AVATAR – FUOCO E CENERE
di James Cameron, con Oona Chaplin, Sam Worthington, Zoe Saldana
Non
si sfugge. Noi, almeno, pur non essendo fan delle puntate precedenti. “Fuoco e cenere” dura interminabili tre ore e 17 minuti, compresi i titoli di coda che nel caso di un film come questo, quasi tutto di sintesi, neanche loro finiscono mai. Il regista James Cameron ha speso 400 milioni di dollari per farci passare un pomeriggio su Pandora con i noiosi Na’vi, indigeni altissimi e blu. Che siano altissimi, e che il blu sia a righe chiare e scure, il film se lo ricorda solo ogni tanto, quando (ri)comincia il conflitto con i soldati americani e con chi su Pandora ha mire di conquista commerciale. Avrebbe in testa altre due puntate, che in tutto farebbero cinque, ma bisogna capire come vanno gli incassi.

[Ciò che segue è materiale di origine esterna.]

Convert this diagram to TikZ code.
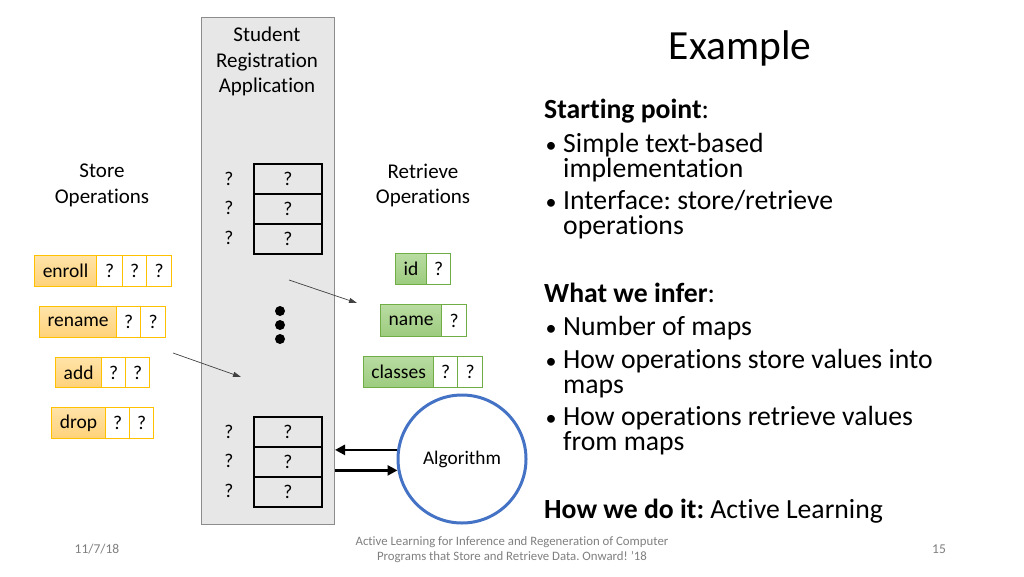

Gli inizi non sembrano esaltanti, supera “Zootroplis” come miglior incasso della stagione, ma non tutti vanno volentieri a vedere i film d’animazione senza bimbi al seguito. A suo modo, è un film d’animazione anche “Fuoco e cenere”: salda le teste degli attori su corpi filiformi, con vitini da vespa e culi che non invocano censura. Tutto quel che fanno, in materia di conoscenza carnale, è prendere le lunghe trecce, sfilacciate e luminose all’estremità, e connettersi (il più delle volte alla terra madre che rianima e fornisce energia). New entry, per non morire di noia, la cattiva Varang di Oona Chaplin: comanda una tribù che alla terra preferisce la forza del vulcano. E via con i combattimenti, che prosciugano i milioni.